Identification and Strategies Possible Indicators
Bully Students who exhibit bully behaviours may:
■Like to dominate other people
■Do not feel empathy or compassion
■Like to use others to get what they want
■Show concern for only their wants and pleasures
■Use blame, criticism, and false allegations
■Refuse to accept responsibility for their actions
■Tend to hurt others when parents/adults are not around

What to do if you child is engaging in bullying behaviours
■Form a partnership with your child's school to offer support and resources
■Repeat messages that bullying behaviour will not be tolerated or excused by you
■Listen to their side of the story
■Engage your child in activities that foster positive peer relationship (teams, clubs, group activities/play-dates, volunteer opportunities, etc.) where there will be adult supervision
■Reinforce and praise positive behaviour (let them know when they have it right)

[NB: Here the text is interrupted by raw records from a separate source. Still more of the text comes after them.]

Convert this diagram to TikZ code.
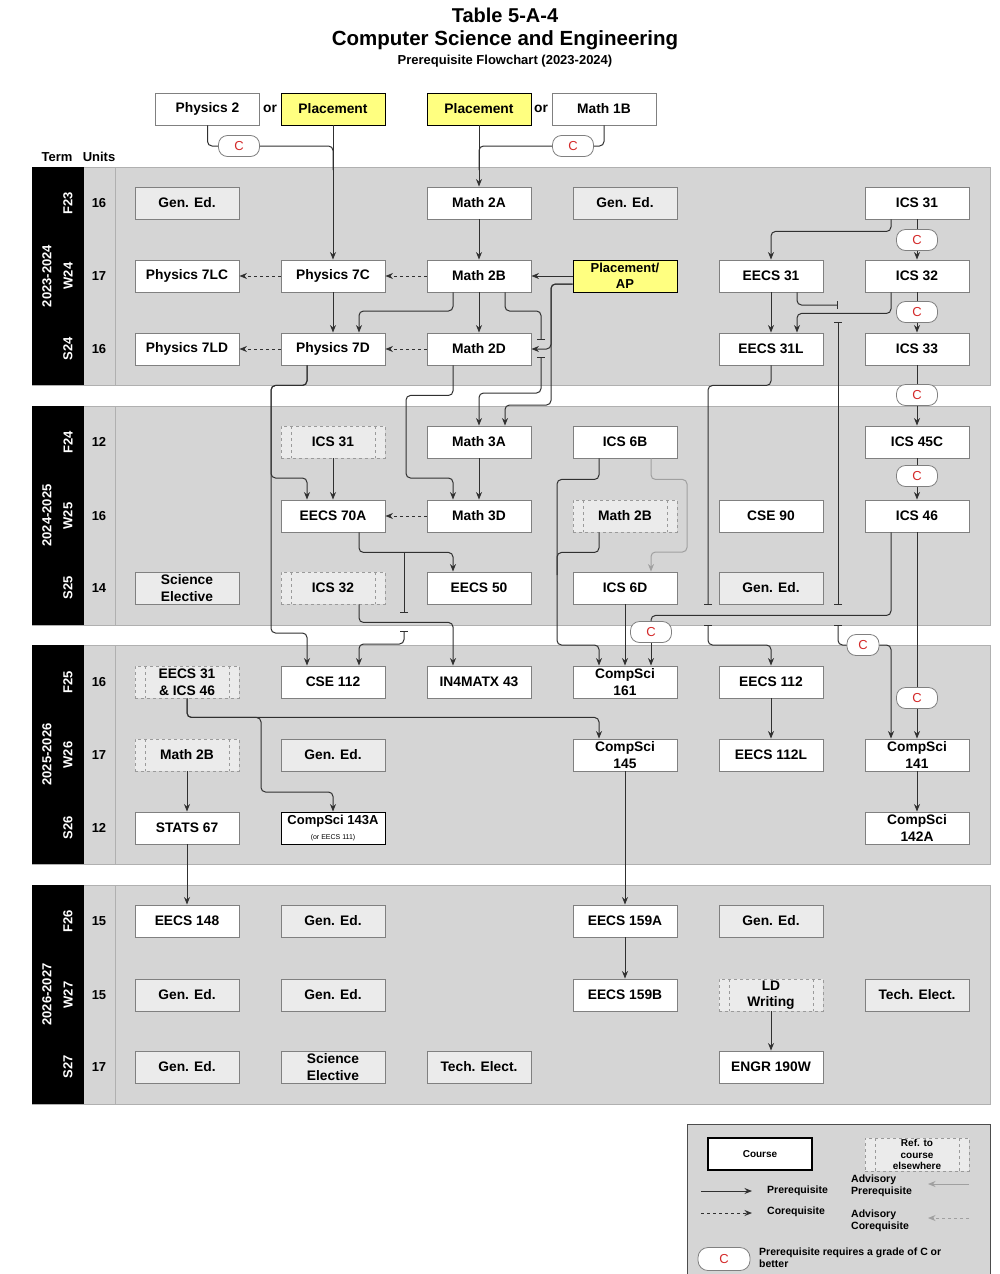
\documentclass[tikz,border=0pt]{standalone}
\usepackage{fontspec}
\setmainfont{Liberation Sans}
\usetikzlibrary{arrows.meta,calc}
\definecolor{panelc}{HTML}{D5D5D5}
\definecolor{genc}{HTML}{EBEBEB}
\definecolor{boxc}{HTML}{808080}
\definecolor{refc}{HTML}{9A9A9A}
\definecolor{yelc}{HTML}{FFFF80}
\definecolor{linec}{HTML}{303030}
\definecolor{advc}{HTML}{A0A0A0}
\definecolor{cred}{HTML}{D42A2A}
\definecolor{divc}{HTML}{B0B0B0}
\tikzset{
 box/.style={draw=boxc, line width=0.9pt, fill=white, minimum width=104pt, minimum height=32pt, inner sep=0pt, font=\fontsize{13.8}{16.5}\selectfont\bfseries, align=center},
 gened/.style={box, fill=genc},
 yel/.style={box, fill=yelc, draw=black},
 refbox/.style={box, fill=genc, draw=refc, dashed, path picture={\draw[refc,dashed,line width=0.8pt] ([xshift=10pt]path picture bounding box.north west) -- ([xshift=10pt]path picture bounding box.south west) ([xshift=-10pt]path picture bounding box.north east) -- ([xshift=-10pt]path picture bounding box.south east);}},
 cov/.style={draw=boxc, line width=0.8pt, fill=white, rounded corners=9pt, minimum width=41pt, minimum height=21pt, inner sep=0pt, text=cred, font=\fontsize{13}{13}\selectfont},
 ln/.style={draw=linec, line width=1pt, rounded corners=4.5pt},
 pre/.style={ln, -{Stealth[length=7.5pt,width=6pt]}},
 co/.style={pre, dashed},
 adv/.style={pre, draw=advc},
 brkend/.style={ln, -{Bar[width=8pt]}},
 brkboth/.style={ln, {Bar[width=8pt]}-{Bar[width=8pt]}},
 brkstart/.style={ln, {Bar[width=8pt]}-},
 brkpre/.style={ln, {Bar[width=8pt]}-{Stealth[length=7.5pt,width=6pt]}},
 txt/.style={inner sep=0pt, font=\fontsize{13.8}{16}\selectfont\bfseries},
 term/.style={inner sep=0pt, text=white, rotate=90, font=\fontsize{13}{13}\selectfont\bfseries},
 units/.style={inner sep=0pt, font=\fontsize{13}{13}\selectfont\bfseries},
 lt/.style={inner sep=0pt, font=\fontsize{10.5}{12}\selectfont\bfseries, align=left},
}
\begin{document}
\begin{tikzpicture}[x=1pt,y=-1pt]
\useasboundingbox (0,0) rectangle (1000,1274);
% titles
\node[txt, font=\fontsize{20}{20}\selectfont\bfseries] (t1) at (505,15) {Table 5-A-4};
\node[txt, font=\fontsize{20.5}{20}\selectfont\bfseries] (t2) at (505,40) {Computer Science and Engineering};
\node[txt, font=\fontsize{13}{13}\selectfont\bfseries] (t3) at (505,61) {Prerequisite Flowchart (2023-2024)};
\node[units] (hterm) at (57,157) {Term};
\node[units] (hunits) at (99,157) {Units};
% panels
\foreach \t/\b in {167/385, 406/625, 645/864, 885/1104} {
  \fill[panelc] (32,\t) rectangle (990,\b);
  \draw[divc, line width=0.6pt] (32,\t) rectangle (990,\b);
  \fill[black] (32,\t) rectangle (84,\b);
  \draw[divc, line width=0.8pt] (115,\t) -- (115,\b);
}
\node[term] (yr1) at (47,276) {2023-2024};
\node[term] (yr2) at (47,515.5) {2024-2025};
\node[term] (yr3) at (47,754.5) {2025-2026};
\node[term] (yr4) at (47,994.5) {2026-2027};
\foreach \n/\y/\u [count=\i] in {F23/203/16, W24/276/17, S24/349/16, F24/442/12, W25/516/16, S25/588/14, F25/682/16, W26/755/17, S26/828/12, F26/921/15, W27/995/15, S27/1067/17} {
  \node[term] (term\i) at (68,\y) {\n};
  \node[units] (unit\i) at (99,\y) {\u};
}
% top row
\node[box] (phy2) at (207.5,109) {Physics 2};
\node[txt] (or1) at (270,109) {or};
\node[yel] (plc1) at (333,109) {Placement};
\node[yel] (plc2) at (479,109) {Placement};
\node[txt] (or2) at (541,109) {or};
\node[box] (m1b) at (604,109) {Math 1B};
% year 1
\node[gened] (ge1) at (187,203) {Gen. Ed.};
\node[box] (m2a) at (479,203) {Math 2A};
\node[gened] (ge2) at (625,203) {Gen. Ed.};
\node[box] (ics31) at (917,203) {ICS 31};
\node[box] (p7lc) at (187,276) {Physics 7LC};
\node[box] (p7c) at (333,276) {Physics 7C};
\node[box] (m2b) at (479,276) {Math 2B};
\node[yel, font=\fontsize{13}{16}\selectfont\bfseries] (pap) at (625,276) {Placement/\\AP};
\node[box] (e31) at (771,276) {EECS 31};
\node[box] (ics32) at (917,276) {ICS 32};
\node[box] (p7ld) at (187,349) {Physics 7LD};
\node[box] (p7d) at (333,349) {Physics 7D};
\node[box] (m2d) at (479,349) {Math 2D};
\node[box] (e31l) at (771,349) {EECS 31L};
\node[box] (ics33) at (917,349) {ICS 33};
% year 2
\node[refbox] (r31) at (333,442) {ICS 31};
\node[box] (m3a) at (479,442) {Math 3A};
\node[box] (ics6b) at (625,442) {ICS 6B};
\node[box] (ics45c) at (917,442) {ICS 45C};
\node[box] (e70a) at (333,516) {EECS 70A};
\node[box] (m3d) at (479,516) {Math 3D};
\node[refbox] (r2b) at (625,516) {Math 2B};
\node[box] (cse90) at (771,516) {CSE 90};
\node[box] (ics46) at (917,516) {ICS 46};
\node[gened] (sci1) at (187,588) {Science\\Elective};
\node[refbox] (r32) at (333,588) {ICS 32};
\node[box] (e50) at (479,588) {EECS 50};
\node[box] (ics6d) at (625,588) {ICS 6D};
\node[gened] (ge3) at (771,588) {Gen. Ed.};
% year 3
\node[refbox] (r3146) at (187,682) {EECS 31\\\& ICS 46};
\node[box] (cse112) at (333,682) {CSE 112};
\node[box] (in4) at (479,682) {IN4MATX 43};
\node[box] (cs161) at (625,682) {CompSci\\161};
\node[box] (e112) at (771,682) {EECS 112};
\node[refbox] (r2bb) at (187,755) {Math 2B};
\node[gened] (ge4) at (333,755) {Gen. Ed.};
\node[box] (cs145) at (625,755) {CompSci\\145};
\node[box] (e112l) at (771,755) {EECS 112L};
\node[box] (cs141) at (917,755) {CompSci\\141};
\node[box] (stats) at (187,828) {STATS 67};
\node[box, draw=black, font=\fontsize{13}{15}\selectfont\bfseries] (cs143) at (333,828) {CompSci 143A\\{\fontsize{7}{8}\selectfont\mdseries (or EECS 111)}};
\node[box] (cs142) at (917,828) {CompSci\\142A};
% year 4
\node[box] (e148) at (187,921) {EECS 148};
\node[gened] (ge5) at (333,921) {Gen. Ed.};
\node[box] (e159a) at (625,921) {EECS 159A};
\node[gened] (ge6) at (771,921) {Gen. Ed.};
\node[gened] (ge7) at (187,995) {Gen. Ed.};
\node[gened] (ge8) at (333,995) {Gen. Ed.};
\node[box] (e159b) at (625,995) {EECS 159B};
\node[refbox] (ldw) at (771,995) {LD\\Writing};
\node[gened] (te1) at (917,995) {Tech. Elect.};
\node[gened] (ge9) at (187,1067) {Gen. Ed.};
\node[gened] (sci2) at (333,1067) {Science\\Elective};
\node[gened] (te2) at (479,1067) {Tech. Elect.};
\node[box] (engr) at (771,1067) {ENGR 190W};
% C ovals
\node[cov] (cA) at (239,146) {C};
\node[cov] (cB) at (573,146) {C};
\node[cov] (cC) at (917,240) {C};
\node[cov] (cD) at (917,312) {C};
\node[cov] (cE) at (917,395) {C};
\node[cov] (cF) at (917,476) {C};
\node[cov] (cG) at (651,632) {C};
\node[cov, minimum width=32pt] (cH) at (863,645) {C};
\node[cov] (cI) at (917,698) {C};
% break coordinates
\coordinate (bk1a) at (541,340); \coordinate (bk1b) at (541,357);
\coordinate (bk2a) at (404,613); \coordinate (bk2b) at (404,631);
\coordinate (bk3a) at (838,305); \coordinate (bk3b) at (838,322); \coordinate (bk3c) at (838,605); \coordinate (bk3d) at (838,625);
\coordinate (bk4a) at (708,605); \coordinate (bk4b) at (708,625);
% top edges
\draw[ln] (phy2.south) |- (cA.west);
\draw[ln] (cA.east) -| (333,170);
\draw[pre] (plc1.south) -- (p7c.north);
\draw[ln] (m1b.south) |- (cB.east);
\draw[ln] (cB.west) -| (479,170);
\draw[pre] (plc2.south) -- (m2a.north);
% year 1 edges
\draw[pre] (m2a) -- (m2b);
\draw[co] (p7c) -- (p7lc);
\draw[co] (m2b) -- (p7c);
\draw[co] (p7d) -- (p7ld);
\draw[co] (m2d) -- (p7d);
\draw[pre] (p7c) -- (p7d);
\draw[pre] (m2b) -- (m2d);
\draw[pre] ([xshift=-26pt]m2b.south) |- (400,311) -| ([xshift=26pt]p7d.north);
\draw[brkend] ([xshift=26pt]m2b.south) |- (530,311) -| (bk1a);
\draw[brkpre] (bk1b) -- (541,393) -| (m3a.north);
\draw[pre] (pap.west) -- (m2b.east);
\draw[pre] ([yshift=-8pt]pap.west) -| (551,349) -- (m2d.east);
\draw[pre] ([yshift=-8pt]pap.west) -| (551,405) -| ([xshift=26pt]m3a.north);
\draw[pre] ([xshift=-26pt]m2d.south) -- ++(0,30) -| (406,478) -| ([xshift=-26pt]m3d.north);
\draw[pre] ([xshift=-26pt]p7d.south) -- ++(0,20) -| (271,478) -| ([xshift=-26pt]e70a.north);
\draw[pre] ([xshift=-26pt]p7d.south) -- ++(0,20) -| (271,633) -| ([xshift=-26pt]cse112.north);
\draw[pre] ([xshift=-26pt]ics31.south) -- ++(0,12) -| (e31.north);
\draw[ln] (ics31.south) -- (cC.north);
\draw[pre] (cC.south) -- (ics32.north);
\draw[ln] (ics32.south) -- (cD.north);
\draw[pre] (cD.south) -- (ics33.north);
\draw[pre] (e31) -- (e31l);
\draw[brkend] ([xshift=26pt]e31.south) |- (bk3a);
\draw[pre] ([xshift=-26pt]ics32.south) -- ++(0,21) -| ([xshift=26pt]e31l.north);
\draw[brkboth] (bk3b) -- (bk3c);
\draw[brkstart] (bk3d) |- (cH.west);
\draw[pre] (cH.east) -| ([xshift=-26pt]cs141.north);
\draw[brkend] (e31l.south) -- ++(0,20) -| (bk4a);
\draw[brkpre] (bk4b) -- (708,645) -| (e112.north);
\draw[ln] (ics33.south) -- (cE.north);
\draw[pre] (cE.south) -- (ics45c.north);
\draw[ln] (ics45c.south) -- (cF.north);
\draw[pre] (cF.south) -- (ics46.north);
% year 2 edges
\draw[pre] (r31) -- (e70a);
\draw[pre] (m3a) -- (m3d);
\draw[co] (m3d) -- (e70a);
\draw[pre] ([xshift=26pt]e70a.south) -- ++(0,20) -| ([xshift=-26pt]e50.north);
\draw[brkend] (404,552) -- (bk2a);
\draw[brkpre] (bk2b) -- (404,644) -| ([xshift=26pt]cse112.north);
\draw[pre] ([xshift=26pt]r32.south) -- ++(0,18) -| ([xshift=-26pt]in4.north);
\draw[pre] ([xshift=-26pt]ics6b.south) -- ++(0,21) -| (557,645) -| ([xshift=-26pt]cs161.north);
\draw[ln] ([xshift=-26pt]r2b.south) -- ++(0,20) -| (557,575);
\draw[adv] ([xshift=26pt]ics6b.south) -- ++(0,21) -| (687,552) -| ([xshift=26pt]ics6d.north);
\draw[pre] (ics6d) -- (cs161);
\draw[ln] ([xshift=-26pt]ics46.south) -- ++(0,83) -| (cG.north);
\draw[pre] (cG.south) -- ([xshift=26pt]cs161.north);
\draw[ln] (ics46.south) -- (cI.north);
\draw[pre] (cI.south) -- (cs141.north);
% year 3/4 edges
\draw[pre] (e112) -- (e112l);
\draw[pre] (r3146.south) -- ++(0,19) -| ([xshift=-26pt]cs145.north);
\draw[pre] (r3146.south) -- ++(0,19) -| (261,792) -| (cs143.north);
\draw[pre] (r2bb) -- (stats);
\draw[pre] (stats) -- (e148);
\draw[pre] (cs145) -- (e159a);
\draw[pre] (cs141) -- (cs142);
\draw[pre] (e159a) -- (e159b);
\draw[pre] (ldw) -- (engr);
% legend
\fill[panelc] (687,1124) rectangle (990,1276);
\draw[black!70, line width=1pt] (687,1276) -- (687,1124) -- (990,1124) -- (990,1276);
\node[box, draw=black, line width=1.2pt, font=\fontsize{10}{12}\selectfont\bfseries] (lgc) at (760,1154) {Course};
\node[refbox, minimum height=33pt, font=\fontsize{10}{11.5}\selectfont\bfseries] (lgr) at (917,1154.5) {Ref. to\\course\\elsewhere};
\coordinate (la1) at (701,1191); \coordinate (la2) at (752,1191);
\coordinate (lb1) at (701,1213); \coordinate (lb2) at (752,1213);
\coordinate (lc1) at (969,1184); \coordinate (lc2) at (928,1184);
\coordinate (ld1) at (969,1218); \coordinate (ld2) at (928,1218);
\draw[pre] (la1) -- (la2);
\draw[co] (lb1) -- (lb2);
\draw[adv] (lc1) -- (lc2);
\draw[adv, dashed] (ld1) -- (ld2);
\node[lt, anchor=west] (lgp) at (767,1191) {Prerequisite};
\node[lt, anchor=west] (lgq) at (767,1212) {Corequisite};
\node[lt, anchor=west] (lgap) at (851,1186) {Advisory\\Prerequisite};
\node[lt, anchor=west] (lgac) at (851,1221) {Advisory\\Corequisite};
\node[cov, minimum width=52pt, minimum height=23pt, rounded corners=10pt] (lgC) at (724,1259) {C};
\node[lt, anchor=north west] (lgt) at (759,1248) {Prerequisite requires a grade of C or\\better};
\end{tikzpicture}
\end{document}
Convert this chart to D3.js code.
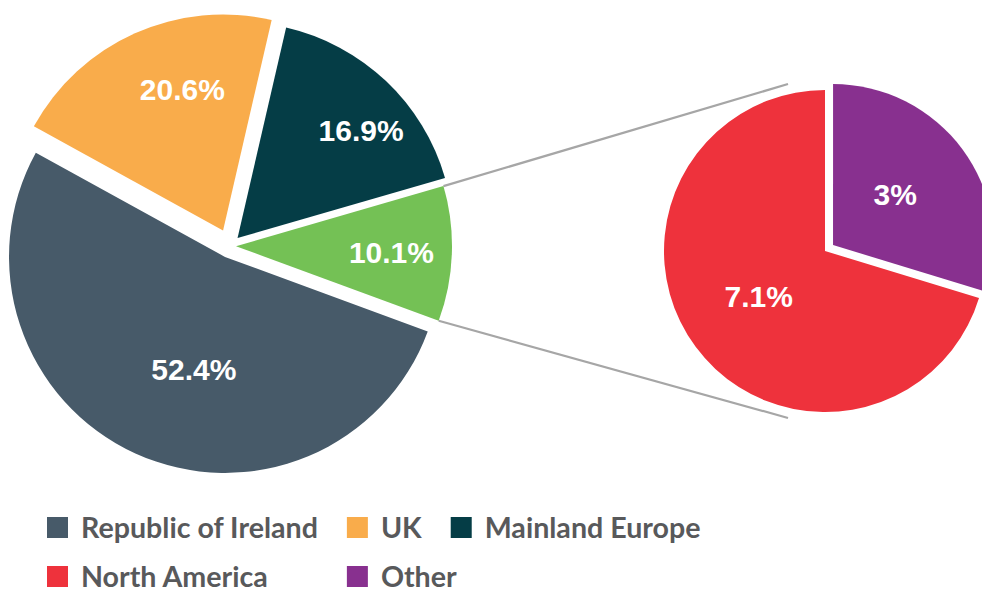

Possible Indicators - Target Students who are targeted may display some of these behaviours:
■An abrupt drop in grades and lack of interest in school
■Stop participating in social activities - become withdrawn
■Steal money from home
■Have torn or missing clothing
■Have stomach aches, headaches, panic attacks, or changes in sleeping

What to do if your child is being bullied
■Let them know that you believe them, that you are there to support them and that they are not alone in solving this matter (share with them a time in your life when you felt bullied and how you responded to it)
■Assure them that the incident was not their fault
■Reassure them that there is a solution
■Report the incident to your child's school. It is critical that educators are told of bullying incident early so that they may support the victim, the bully and the bystanders. Request a meeting with your child's teacher and bring with you specific details about the event (i.e. date, time, witnesses, etc.)